Skin colour, the emblematic aspect of racism, has been resurrected under the banner of anti-racism. A tourist leaflet produced by the German city of Koln announced: “All whites are racists.” In 2020, Black Lives Matter activists are shouting the same thing. All whites are innately disgraceful. But Adamson asks why, if self-idealization is a lie, then why not also self-hatred? And if we are all racists then why do we preoccupy ourselves with the struggle against racism? Shouldn’t racists support racism?
Adamson cites Yehudi O. Webster’s observation that, “[r]eferences to human beings as white people and black people are part of a tradition of anatomical reductionism that … belong to the blunders of a bygone biology.” The only ones who have defended ethnic belonging in terms of skin colour are the National Socialists, which does not enhance the masochist nationalist’s progressive self-image. Webster points out that “the racial inventory” used by certain critics of white supremacy smacks of the pseudoscience of Cesare Lombroso’s mid-nineteenth century physiognomy. An editorial in the leaflet distributed by the town of Koln stated, “We love human beings with different skin colour and shapes of their head.”
On one hand we have Martin Luther King, enlightened leftists and Marxists, feminists un-crippled by relativism, cautious universalists, liberals who take this label seriously – who all say colour doesn’t count; and on the other hand, we have an unholy alliance of nationalists, multiculturalists, adherents of political correctness, Islamists and intersectional feminists who all insist colour does count.
What, asks Adamson, is the difference between one form of segregation and native pride and the other?

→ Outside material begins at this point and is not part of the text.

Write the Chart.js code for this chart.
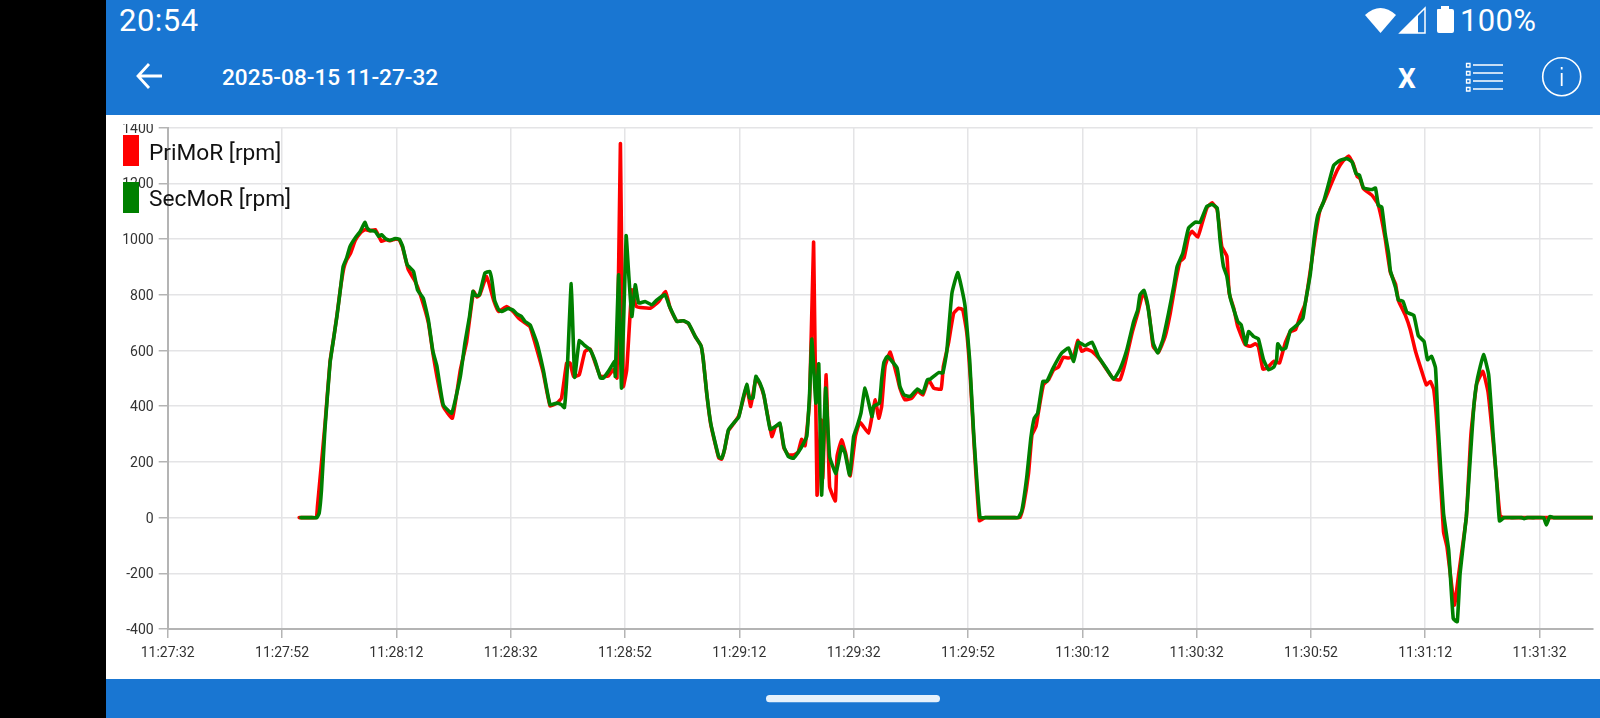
<!DOCTYPE html>
<html>
<head>
<meta charset="utf-8">
<title>2025-08-15 11-27-32</title>
<script src="https://cdn.jsdelivr.net/npm/chart.js@4"></script>
<style>
  html, body { margin: 0; padding: 0; background: #000; }
  #phone { position: absolute; left: 106px; top: 0; width: 1494px; height: 718px; background: #fff; overflow: hidden; font-family: Roboto, sans-serif; }
  .bar { position: absolute; left: 0; width: 100%; background: #1976d2; }
  .txt { position: absolute; color: #fff; white-space: nowrap; line-height: 1; }
  canvas { position: absolute; left: 0; top: 124px; }
  .swatch { position: absolute; left: 17px; width: 16px; height: 31px; }
  .leg { position: absolute; left: 43px; font-size: 22.7px; line-height: 1; color: #111; white-space: nowrap; }
  svg { position: absolute; left: 0; top: 0; }
</style>
</head>
<body>
<div id="phone">
  <div class="bar" style="top:0;height:115px"></div>
  <div class="bar" style="top:679.3px;height:39px"></div>
  <div class="txt" style="left:13px;top:5px;font-size:31px;letter-spacing:.5px">20:54</div>
  <div class="txt" style="left:1354px;top:5px;font-size:31px;letter-spacing:.3px">100%</div>
  <div class="txt" style="left:116px;top:67px;font-size:22.6px;font-weight:500">2025-08-15 11-27-32</div>
  <div class="txt" style="left:1292px;top:65px;font-size:28px;font-weight:700">X</div>
  <svg width="1494" height="718" fill="none" stroke="#fff">
    <!-- status icons -->
    <path d="M1259 15 Q1274.500 1 1290 15 L1274.500 33 Z" fill="#fff" stroke="none"/>
    <path d="M1294 33 L1319 8 V33 Z" stroke-width="1.500"/>
    <path d="M1294 33 L1312 15 V33 Z" fill="#fff" stroke="none"/>
    <path d="M1331 10 Q1331 9 1332 9 H1335 V6 H1343 V9 H1346 Q1348 9 1348 11 V31 Q1348 33 1346 33 H1333 Q1331 33 1331 31 Z" fill="#fff" stroke="none"/>
    <!-- back arrow -->
    <path d="M32 76 H56 M43 64 L32 76 L43 88" stroke-width="2.800"/>
    <!-- list icon -->
    <path d="M1367 65 H1397 M1367 73 H1397 M1367 81 H1397 M1367 89 H1397" stroke-width="1.600"/>
    <path d="M1360.500 63.500 h3.500 v3.500 h-3.500 z M1360.500 71.500 h3.500 v3.500 h-3.500 z M1360.500 79.500 h3.500 v3.500 h-3.500 z M1360.500 87.500 h3.500 v3.500 h-3.500 z" stroke-width="1.300"/>
    <!-- info icon -->
    <circle cx="1455.700" cy="76.700" r="19" stroke-width="1.600"/>
    <path d="M1455.700 73 V86 M1455.700 67 V69.500" stroke-width="1.800"/>
    <!-- gesture pill -->
    <rect x="660" y="695" width="174" height="7.300" rx="3.600" fill="#e6f1fb" stroke="none"/>
  </svg>
  <canvas id="rpmChart" width="1494" height="555"></canvas>
  <div class="swatch" style="top:135px;background:#ff0000"></div>
  <div class="leg" style="top:142px">PriMoR [rpm]</div>
  <div class="swatch" style="top:181.500px;background:#008000"></div>
  <div class="leg" style="top:188px">SecMoR [rpm]</div>
</div>
<script>
// seconds after 11:27:32
const timeLabels = ['11:27:32','11:27:52','11:28:12','11:28:32','11:28:52','11:29:12','11:29:32','11:29:52','11:30:12','11:30:32','11:30:52','11:31:12','11:31:32'];

const priTime = [23,24,25,26,26.2,27.5,28.4,29,29.6,30.2,30.8,31.3,32,32.8,33.7,34.5,35.4,36.3,36.9,37.4,38.2,38.9,39.8,40.5,41.1,42.1,43.3,44.2,45.6,46.4,47.1,48.2,49.8,51.2,52.3,53.5,54.1,54.6,55.8,57,57.9,59.3,60.5,61.4,62.8,63.4,64.6,65.7,66.9,68.1,68.9,69.8,70.4,71,72,73,73.9,74.8,75.7,77.1,78,78.6,79.2,79.7,80.3,81.2,82,84.4,85.9,87.1,87.9,89.1,90.2,91.1,92.3,93.3,93.7,94.3,95,95.8,96.4,96.9,97.4,98.1,99,99.9,100.6,101.3,102,102.9,103.6,104.3,105.7,106.3,107.1,107.8,108.6,109.5,110.3,110.9,111.5,112.3,113,113.6,114.3,114.6,115.2,115.8,116.8,117.1,117.9,118.6,119.4,120.3,121.1,122.6,123.2,123.8,124.4,124.9,125.5,126.4,127.6,128.1,129,130.2,131.2,132.1,133.1,134,135.3,135.7,136.6,137.5,138.4,139.1,139.8,140.4,141.1,142,143,144,145,146,147,148,149.1,149.7,150.6,151.2,151.9,152.3,153.2,154.1,155,155.8,156.7,157.6,158.5,159.2,159.9,160.7,161.7,163.1,164.3,165.5,166.6,167.5,168.7,169.7,170.7,171.6,172.4,173.3,174.5,175.4,176.3,177.1,177.8,178.6,179.2,180.2,180.9,181.8,182.7,183.6,184.4,185.3,185.7,186.5,187.2,188.5,189.4,190.3,190.8,191.6,192.3,193.5,194.5,195.5,196.4,197.3,198.1,199,199.9,200.8,201.6,202.5,203.4,204.6,205.6,206.6,207.4,208.1,208.6,209.2,210.7,211.7,212.3,213,213.9,214.8,215.3,216.5,217.4,218.3,219.4,220.2,220.9,221.5,222.2,223.2,223.8,225.1,225.8,227.2,228,229,230.1,231,231.9,232.6,233.1,233.8,235,237,239,240.7,243,246,249.3];
const priRpm = [0,0,0,0,40,330,560,640,725,820,895,925,950,995,1022,1034,1030,1034,1012,992,998,994,1000,998,970,890,848,800,700,590,507,399,357,531,632,812,792,800,866,782,740,758,738,716,695,685,603,520,401,411,429,555,555,507,513,597,605,555,507,509,533,501,1343,471,531,818,758,752,776,812,752,704,707,696,650,617,567,445,335,263,215,210,243,312,337,365,418,470,399,500,480,437,291,325,335,250,225,225,235,281,258,420,989,81,351,141,513,111,60,219,279,231,150,291,343,303,363,423,357,399,543,594,507,465,423,429,455,440,495,465,461,543,627,734,752,746,663,507,255,-11,0,0,0,0,0,0,0,40,159,297,327,375,477,495,531,540,576,573,579,636,597,605,597,567,531,497,495,555,662,734,812,746,615,593,650,734,842,920,932,1010,1028,1007,1052,1112,1130,1106,974,938,806,752,686,621,615,624,615,533,537,561,555,627,668,674,722,768,887,1015,1105,1145,1190,1247,1280,1298,1271,1225,1217,1181,1157,1127,1079,1001,881,839,780,728,674,597,525,477,489,459,291,-50,-104,-314,-212,4,300,480,525,450,270,110,6,0,0,0,0,0,0,0,0];

const secTime = [23.3,24,25,26.1,26.5,26.9,27.5,28.4,29,29.6,30.2,30.7,31.3,31.9,32.8,33.7,34.5,34.9,35.4,36.3,36.9,37.4,38.2,38.9,39.8,40.5,41.1,41.9,43,43.7,44.7,45.6,46.4,47.1,48.2,49.7,51.2,52,52.8,53.4,53.8,54.5,55.5,56.3,56.7,57.2,57.9,58.4,59.6,60.5,61.1,61.9,62.5,63.4,64.6,65.7,66.9,68.1,68.9,69.4,69.9,70.6,71.2,72,73,73.9,74.8,75.7,76.2,77.1,78.2,78.3,78.9,79.4,80.2,80.6,81.2,81.8,82.4,83.5,84.7,85.6,87,87.8,89.1,90.2,91.1,92.3,93.3,93.7,94.3,95,95.8,96.4,96.9,97.4,98.1,99,99.9,100.6,101.3,101.8,102.4,102.9,103.6,104.3,105.4,106.3,107.1,107.8,108.6,109.5,110.4,111.1,111.8,112.3,112.7,113.4,113.9,114.4,115.1,115.8,116.9,117.9,118.5,119.3,120,120.6,121.3,122,123.2,123.5,124.5,124.9,125.3,125.9,127.6,128.1,128.8,129.9,131.2,132.1,132.9,133.4,134.9,135.6,136.3,137.2,138.2,138.9,139.5,140.3,141,142.1,143,144,145,146,147,148,148.8,149.4,150.3,151,151.6,152.2,153.1,153.8,154.9,156.4,157.6,158.5,159.3,160.5,161.7,162.8,164.3,165.5,166.6,167.8,169,169.7,170.1,170.8,171.4,172.4,173.2,174.1,175.1,176,176.6,177.6,178.6,179.8,180.6,181.8,182.7,183.6,184.1,184.7,185.3,185.9,187.2,187.8,188.6,189.1,190,190.8,191.7,192.6,193.5,194,194.2,194.9,195.6,196.4,197.6,198.6,199,199.9,200.6,201.2,202.2,203.1,204,205.1,206.3,207.2,207.9,208.5,209.2,210.7,211.3,211.8,212.4,213,213.6,213.9,214.8,215.3,216.1,216.8,218,218.8,219.8,220.4,221.1,221.8,222.3,223.2,224.1,224.9,225.6,226.1,227.2,227.9,228.5,229.1,230.2,231.1,231.9,232.6,233,233.8,235,236.9,237.3,237.8,239,240.7,241.2,241.8,242.5,244,246,249.3];
const secRpm = [0,0,0,0,16,99,315,555,639,722,818,902,932,974,1004,1028,1060,1040,1031,1028,1010,1016,1000,996,1002,1000,974,908,884,818,788,710,597,543,405,375,507,627,722,812,798,798,878,884,854,780,746,740,751,744,731,722,704,692,627,531,405,411,405,395,531,840,504,635,617,603,561,501,501,525,561,507,872,465,1012,890,722,836,770,776,764,782,800,758,704,707,698,650,617,567,447,339,267,219,213,243,315,339,361,423,479,429,429,507,483,441,317,327,339,255,219,213,237,261,291,447,641,411,552,81,465,219,159,255,231,153,291,327,377,465,363,399,411,495,557,579,537,471,441,435,462,447,495,497,521,519,597,806,880,824,758,567,303,0,0,0,0,0,0,0,0,22,147,285,357,375,489,489,537,591,609,561,630,617,630,579,533,497,533,603,704,746,800,816,770,627,591,639,734,830,902,950,1040,1061,1060,1118,1124,1112,998,902,866,788,704,692,623,668,650,642,567,531,540,567,624,603,609,671,692,716,768,875,1007,1085,1133,1199,1265,1283,1289,1277,1235,1229,1184,1178,1183,1121,1115,1019,947,887,827,782,777,737,726,653,632,567,579,537,315,16,-116,-362,-374,-200,4,219,399,495,585,513,291,99,-12,0,0,0,-4,0,0,0,-26,4,0,0,0,0];

const toPoints = (xs, ys) => xs.map((x, i) => ({ x: x, y: ys[i] }));

new Chart(document.getElementById('rpmChart').getContext('2d'), {
  type: 'line',
  data: {
    datasets: [
      { label: 'PriMoR [rpm]', data: toPoints(priTime, priRpm), borderColor: '#ff0000', borderWidth: 3.6, order: 2, tension: 0.12, pointRadius: 0, borderJoinStyle: 'round', borderCapStyle: 'round' },
      { label: 'SecMoR [rpm]', data: toPoints(secTime, secRpm), borderColor: '#008000', borderWidth: 3.6, order: 1, tension: 0.12, pointRadius: 0, borderJoinStyle: 'round', borderCapStyle: 'round' }
    ]
  },
  options: {
    responsive: false,
    animation: false,
    layout: { autoPadding: false, padding: { top: 3.7, right: 7.3, left: 0, bottom: 0 } },
    plugins: { legend: { display: false }, tooltip: { enabled: false } },
    scales: {
      x: {
        type: 'linear', min: 0, max: 249.3,
        border: { color: '#b4b4b4', width: 2 },
        grid: { color: '#e4e4e6', lineWidth: 1.5, tickColor: '#b4b4b4', tickLength: 9, tickWidth: 1.5 },
        ticks: { stepSize: 20, includeBounds: false, autoSkip: false, maxRotation: 0, padding: 7, color: '#333', font: { family: 'Roboto', size: 14 }, callback: (v, i) => timeLabels[i] },
        afterFit: s => { s.height = 50; s.paddingLeft = 0; s.paddingRight = 0; }
      },
      y: {
        min: -400, max: 1400,
        border: { color: '#b4b4b4', width: 2 },
        grid: { color: '#e4e4e6', lineWidth: 1.5, tickColor: '#b4b4b4', tickLength: 9, tickWidth: 1.5 },
        ticks: { stepSize: 200, padding: 5, labelOffset: 1.5, color: '#333', font: { family: 'Roboto', size: 14 }, callback: v => String(v) },
        afterFit: s => { s.width = 61.7; s.paddingTop = 0; s.paddingBottom = 0; }
      }
    }
  }
});
</script>
</body>
</html>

Both hold deeply conservative views and prefer the company of their own kind. Skin colour may make learning more interesting, but you cannot escape racial segregation by replacing negative stereotypes with positive ones. From the point of view of principle, it is no different if you wish to fence off whites from the lives of black people or the other way around. In both cases it is about amassing all things exotic into a cage of colourful splendour for us Westerners to marvel at – either on our high horses or in post-imperialist shame and fascination."